Now the conventional wisdom sees Republicans in danger of becoming merely a Southern regional party. Isn't it amazing how quickly the supposedly "real America" was transformed into a besieged conservative enclave out of touch with the rest of the country? Now religious moderates and liberals are speaking in their own tongues, and the free-thinking, down-to-earth citizens in the Rocky Mountain states are, in large numbers, fed up with right-wing ideology.
Only a few months ago, it was widely thought that accusing opponents of wanting to "cut and run" in Iraq would be enough to cast political enemies into an unpatriotic netherworld of wimps and "defeatocrats." Now the burden of proof is on those who claim that fighting in Iraq was a good idea and that the situation can be turned around.
It may be the kids -
Also note this -
In 1984 three exit polls pegged Ronald Reagan's share of the ballots cast by Americans under 30 at between 57 and 60 percent. Reagan-style conservatism seemed fresh, optimistic and innovative. In 2006 voters under 30 gave 60 percent of their votes to Democratic House candidates, according to the shared media exit poll. Conservatism now looks old, tired and ineffectual.
Markos Moulitsas Zúniga, the ridiculously influential "Kos," adds it up -
Speaking as a political scientist.... Generally speaking, the "you get more conservative as you get older" myth really is a myth. People's ideological/partisan identification doesn't change much after the age of 30. If someone votes for the same party three times in a row, they're hooked for life. It takes some earth-shattering to change after that.
People don't get more conservative as they get older, but they do get more rigid. What happens is that ideology acts as an informational screen - people shield out stuff that is inconsistent with their predispositions (which is why FOX News works).
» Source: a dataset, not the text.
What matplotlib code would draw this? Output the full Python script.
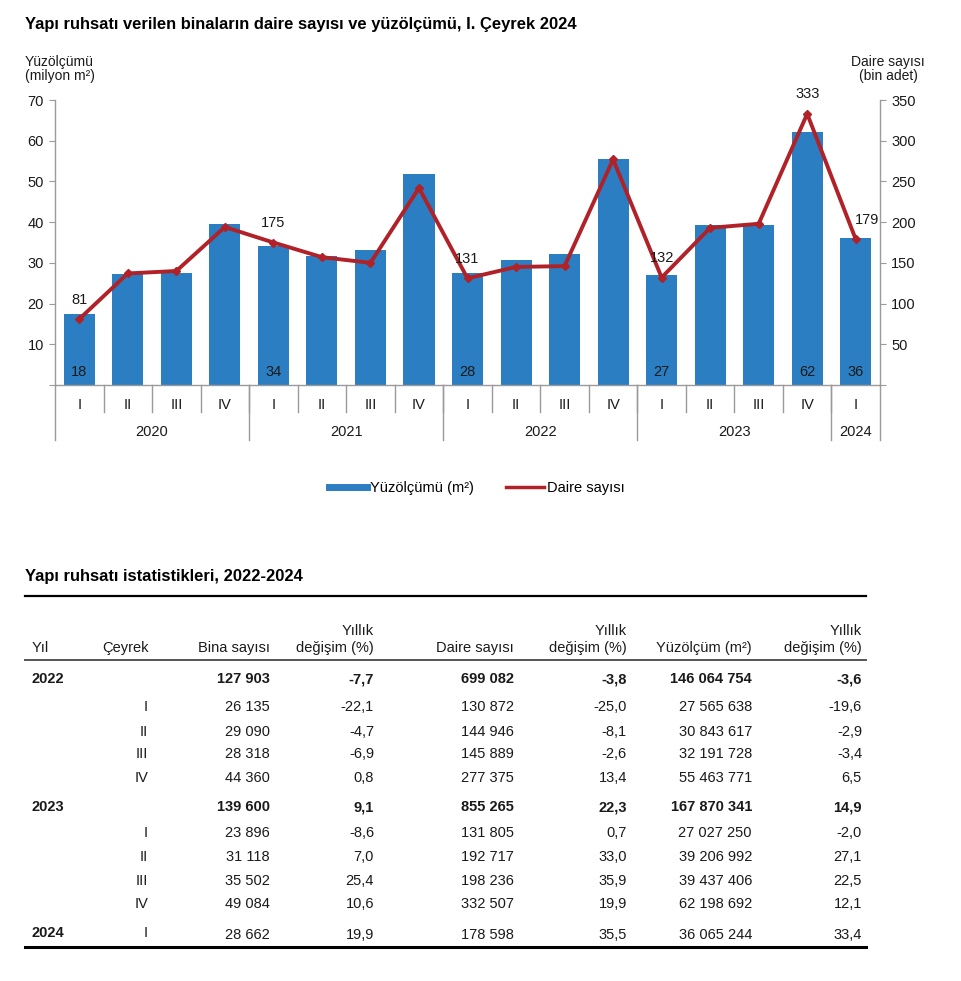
import matplotlib
matplotlib.use("Agg")
import matplotlib.pyplot as plt
from matplotlib.lines import Line2D
import matplotlib.transforms as mtransforms

plt.rcParams['font.family'] = ['Liberation Sans', 'DejaVu Sans']

# ---------------- data ----------------
quarters = ["I", "II", "III", "IV", "I", "II", "III", "IV", "I", "II", "III", "IV",
            "I", "II", "III", "IV", "I"]
years = ["2020", "2021", "2022", "2023", "2024"]
year_counts = [4, 4, 4, 4, 1]
area_mn_m2 = [17.4, 27.3, 27.5, 39.5, 34.1, 31.7, 33.2, 51.8,
              27.6, 30.8, 32.2, 55.5, 27.0, 39.2, 39.4, 62.2, 36.1]
dwellings_k = [81, 137, 140, 194, 175, 157, 150, 242,
               131, 145, 146, 277, 132, 193, 198, 333, 179]
bar_label_idx = [0, 4, 8, 12, 15, 16]
bar_labels = ["18", "34", "28", "27", "62", "36"]
line_label_idx = [0, 4, 8, 12, 15, 16]
line_labels = ["81", "175", "131", "132", "333", "179"]

tbl_year = ["2022", "", "", "", "", "2023", "", "", "", "", "2024"]
tbl_quarter = ["", "I", "II", "III", "IV", "", "I", "II", "III", "IV", "I"]
tbl_bold = [True, False, False, False, False, True, False, False, False, False, False]
tbl_bina = [127903, 26135, 29090, 28318, 44360, 139600, 23896, 31118, 35502, 49084, 28662]
tbl_bina_chg = [-7.7, -22.1, -4.7, -6.9, 0.8, 9.1, -8.6, 7.0, 25.4, 10.6, 19.9]
tbl_daire = [699082, 130872, 144946, 145889, 277375, 855265, 131805, 192717, 198236, 332507, 178598]
tbl_daire_chg = [-3.8, -25.0, -8.1, -2.6, 13.4, 22.3, 0.7, 33.0, 35.9, 19.9, 35.5]
tbl_yuz = [146064754, 27565638, 30843617, 32191728, 55463771, 167870341,
           27027250, 39206992, 39437406, 62198692, 36065244]
tbl_yuz_chg = [-3.6, -19.6, -2.9, -3.4, 6.5, 14.9, -2.0, 27.1, 22.5, 12.1, 33.4]

BLUE = "#2B7EC1"
RED = "#B02228"
TXT = "#1a1a1a"
GRAY = "#9a9a9a"

W, H = 961, 981
fig = plt.figure(figsize=(W / 100, H / 100), dpi=100)


def fx(x):
    return x / W


def fy(y):
    return 1 - y / H


# ---------------- chart ----------------
ax_l, ax_r, ax_t, ax_b = 55, 880, 100, 385
ax = fig.add_axes([fx(ax_l), fy(ax_b), fx(ax_r) - fx(ax_l), fy(ax_t) - fy(ax_b)])
ax2 = ax.twinx()
ax.set_zorder(1)
ax2.set_zorder(2)
ax.patch.set_visible(False)
ax2.patch.set_visible(False)

n = len(area_mn_m2)
xs = list(range(n))
ax.bar(xs, area_mn_m2, width=0.64, color=BLUE, zorder=2)
ax.set_xlim(-0.5, n - 0.5)
ax.set_ylim(0, 70)
ax.set_yticks(range(0, 71, 10))
ax.set_yticklabels([""] + [str(v) for v in range(10, 71, 10)])
ax.set_xticks([])

ax2.plot(xs, dwellings_k, color=RED, lw=2.8, marker="D", ms=4, zorder=3)
ax2.set_ylim(0, 350)
ax2.set_yticks(range(0, 351, 50))
ax2.set_yticklabels([""] + [str(v) for v in range(50, 351, 50)])

for a in (ax, ax2):
    a.spines['top'].set_visible(False)
    for s in ('left', 'right', 'bottom'):
        a.spines[s].set_color(GRAY)
        a.spines[s].set_linewidth(1.0)
    a.tick_params(axis='y', direction='out', length=4, color=GRAY,
                  labelsize=10.5, labelcolor=TXT, pad=4)
ax.spines['right'].set_visible(False)
ax2.spines['left'].set_visible(False)
ax2.spines['bottom'].set_visible(False)

for i, lab in zip(bar_label_idx, bar_labels):
    ax.text(xs[i], 3.2, lab, ha='center', va='center', fontsize=10.5, color=TXT, zorder=4)

for i, lab in zip(line_label_idx, line_labels):
    dx = 8 if i == n - 1 else 0
    ax2.annotate(lab, (xs[i], dwellings_k[i]), xytext=(dx, 14), textcoords='offset points',
                 ha='center', va='center', fontsize=10.5, color=TXT, zorder=5)

# category axis
trans = mtransforms.blended_transform_factory(ax.transData, ax.transAxes)
ah = ax_b - ax_t
q_sep = -27 / ah
y_sep = -55 / ah
for i in range(1, n):
    ax.plot([i - 0.5, i - 0.5], [0, q_sep], transform=trans, color=GRAY, lw=1.0, clip_on=False)
for i, q in enumerate(quarters):
    ax.text(i, -20 / ah, q, transform=trans, ha='center', va='center', fontsize=10.5, color=TXT)
start = 0
bounds = [-0.5]
for yr, c in zip(years, year_counts):
    ax.text(start + (c - 1) / 2, -47 / ah, yr, transform=trans, ha='center', va='center',
            fontsize=10.5, color=TXT)
    start += c
    bounds.append(start - 0.5)
for b in bounds:
    ax.plot([b, b], [0, y_sep], transform=trans, color=GRAY, lw=1.0, clip_on=False)

# axis titles
fig.text(fx(25), fy(69), "Yüzölçümü\n(milyon m²)", ha='left', va='center', fontsize=10,
         color=TXT, linespacing=1.05)
fig.text(fx(888), fy(69), "Daire sayısı\n(bin adet)", ha='center', va='center', fontsize=10,
         color=TXT, linespacing=1.05, multialignment='center')

fig.text(fx(25), fy(25), "Yapı ruhsatı verilen binaların daire sayısı ve yüzölçümü, I. Çeyrek 2024",
         ha='left', va='center', fontsize=11.9, fontweight='bold', color='black')

handles = [Line2D([], [], color=BLUE, lw=5), Line2D([], [], color=RED, lw=2.5)]
fig.legend(handles, ["Yüzölçümü (m²)", "Daire sayısı"], loc='center',
           bbox_to_anchor=(fx(477), fy(488)), ncol=2, frameon=False, fontsize=10.5,
           handlelength=2.6, handletextpad=0.2, columnspacing=2.2)

# ---------------- table ----------------
fig.text(fx(25), fy(577), "Yapı ruhsatı istatistikleri, 2022-2024", ha='left', va='center',
         fontsize=11.9, fontweight='bold', color='black')

L, R = fx(25), fx(866)
fig.add_artist(Line2D([L, R], [fy(596), fy(596)], color='black', lw=1.6))
fig.add_artist(Line2D([L, R], [fy(660), fy(660)], color='#555555', lw=1.4))
fig.add_artist(Line2D([L, R], [fy(947), fy(947)], color='black', lw=2.2))


def fmt_int(v):
    return f"{v:,}".replace(",", " ")


def fmt_pct(v):
    return f"{v:.1f}".replace(".", ",")


col_right = [149, 270, 374, 514, 627, 752, 862]
hdr_y1, hdr_y2 = 631, 648
fs = 10.5
fig.text(fx(32), fy(hdr_y2), "Yıl", ha='left', va='center', fontsize=fs, color=TXT)
fig.text(fx(149), fy(hdr_y2), "Çeyrek", ha='right', va='center', fontsize=fs, color=TXT)
fig.text(fx(270), fy(hdr_y2), "Bina sayısı", ha='right', va='center', fontsize=fs, color=TXT)
fig.text(fx(514), fy(hdr_y2), "Daire sayısı", ha='right', va='center', fontsize=fs, color=TXT)
fig.text(fx(752), fy(hdr_y2), "Yüzölçüm (m²)", ha='right', va='center', fontsize=fs, color=TXT)
for xr in (374, 627, 862):
    fig.text(fx(xr), fy(hdr_y1), "Yıllık", ha='right', va='center', fontsize=fs, color=TXT)
    fig.text(fx(xr), fy(hdr_y2), "değişim (%)", ha='right', va='center', fontsize=fs, color=TXT)

row_y = [679, 707, 732, 754, 778, 807, 833, 857, 881, 904, 935]
for k, yy in enumerate(row_y):
    bold = tbl_bold[k]
    w = 'bold' if bold else 'normal'
    if tbl_year[k]:
        fig.text(fx(32), fy(yy - (2 if k == len(row_y) - 1 else 0)), tbl_year[k], ha='left',
                 va='center', fontsize=fs, fontweight='bold', color=TXT)
    if tbl_quarter[k]:
        fig.text(fx(148), fy(yy - (2 if k == len(row_y) - 1 else 0)), tbl_quarter[k], ha='right',
                 va='center', fontsize=fs, color=TXT)
    vals = [fmt_int(tbl_bina[k]), fmt_pct(tbl_bina_chg[k]), fmt_int(tbl_daire[k]),
            fmt_pct(tbl_daire_chg[k]), fmt_int(tbl_yuz[k]), fmt_pct(tbl_yuz_chg[k])]
    for xr, v in zip(col_right[1:], vals):
        fig.text(fx(xr), fy(yy), v, ha='right', va='center', fontsize=fs, fontweight=w, color=TXT)

fig.savefig("out.png", dpi=100)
So as we get older, our attitudes get reinforced.
So liberals should NOT get happy if people who are under 30 are on the left, because the young are very volatile. But after thirty, it's smooth sailing.
And Kevin Drum chimes in - "Preach it, brother. If the 2006 election did nothing else, I hope it convinced the chattering classes that Iowa is no more the 'real America' than California is. We'll see."
The youth vote turned out heavily in favor of Kerry and Democrats this year. If we can hold them in 2008 - and it's critical that the Democratic Congress and our 2008 nominee speak to this demographic - then we've got ourselves a massive demographic advantage over the coming decades.
Couple that with the fact that Darwinian capitalism is under attack, the war is a mess, people are tiring of having Christian fundamentalist morality shoved down their throats, and conservatism is nothing but a cesspool of corruption, and we're seeing the seeds of a solid governing progressive majority emerging in the next few election cycles.
In the meantime, there's a war to escalate. There seems no way to stop that.